I had grabbed all I thought I was going to need and walked up to the assistant to pay. She was calling out the prices to the cashier — then got to the keyboards.
“Three dollars? I don’t think that’s right,” the assistant told the cashier. “Who priced these,” she asked. The cashier confirmed who wrote the prices on them then calmly told her, “That’s the price he gave him and wrote on them, so we have to give it to him for that much.”
The assistant smiled and shrugged. “Well, you just got the deal of the day!”
Indeed I did. For the uninformed, Magic Keyboards sell for $99 each at Apple. I spent $10 for three of them and three old cameras. Funny thing is that I don’t have a Mac but they work perfectly with my iPad Air and I used it to write this blog post. I gave one to Anthony to use with his Mac and have one left.
As I was in line to pay I sent Ann this picture.
I wasn’t sure if she needed them but I thought I’d ask. She saw the ones in the back and told me they were limited-edition 100th anniversary cups and to grab them. By the time she told me this I was already in the car with my goodies but I headed back to pick them up for her at the low cost of $5 a pair.

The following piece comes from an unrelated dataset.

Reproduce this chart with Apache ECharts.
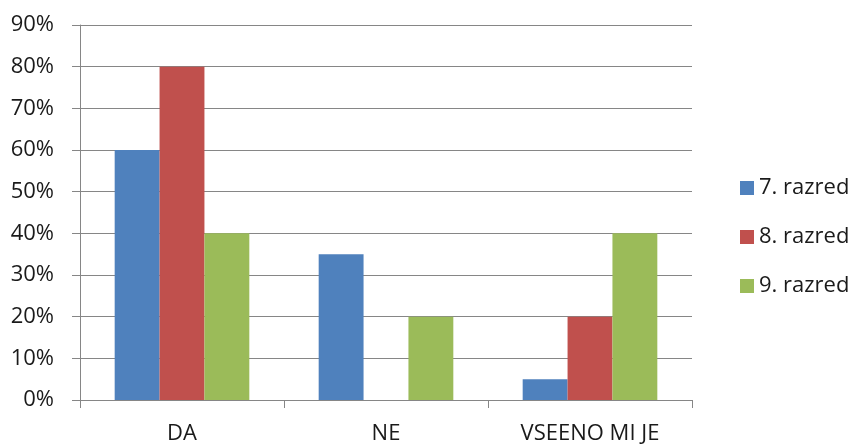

I also sent her this one because her instant pot had just taken a dump a few days ago. While they were out of their boxes, none of these were ever used and had all the accessories inside of them. Remember: hoarder. There was also a Black and Decker blender I was looking at since the one I use to make my protein shakes was starting to wig out.
At this point I was beginning to realize how difficult it can be to text all the time and that I should start to use my phone to, you know, actually call people and talk to them when it’s more convenient to do so.
Ann told me to grab one of the instant pots and I pulled the trigger on the blender. In the end, here’s what I hauled home.
An eight-quart instant pot (new), Black and Decker blender (new), Kodak digital camera, Ansco and Vivitar (unused in original box) film cameras, two Pyrex 100th Anniversary 2-cup measuring cups and of course, three new Apple Magic Keyboards.
The total: $75. The value of the keyboards alone is $300.
So yeah, to say it was quite the score is definitely an understatement. And while I’m not addicted to shopping estate sales, finds like this make me want to explore them a bit more.
And with what I hauled home today, I don’t think Ann would disagree.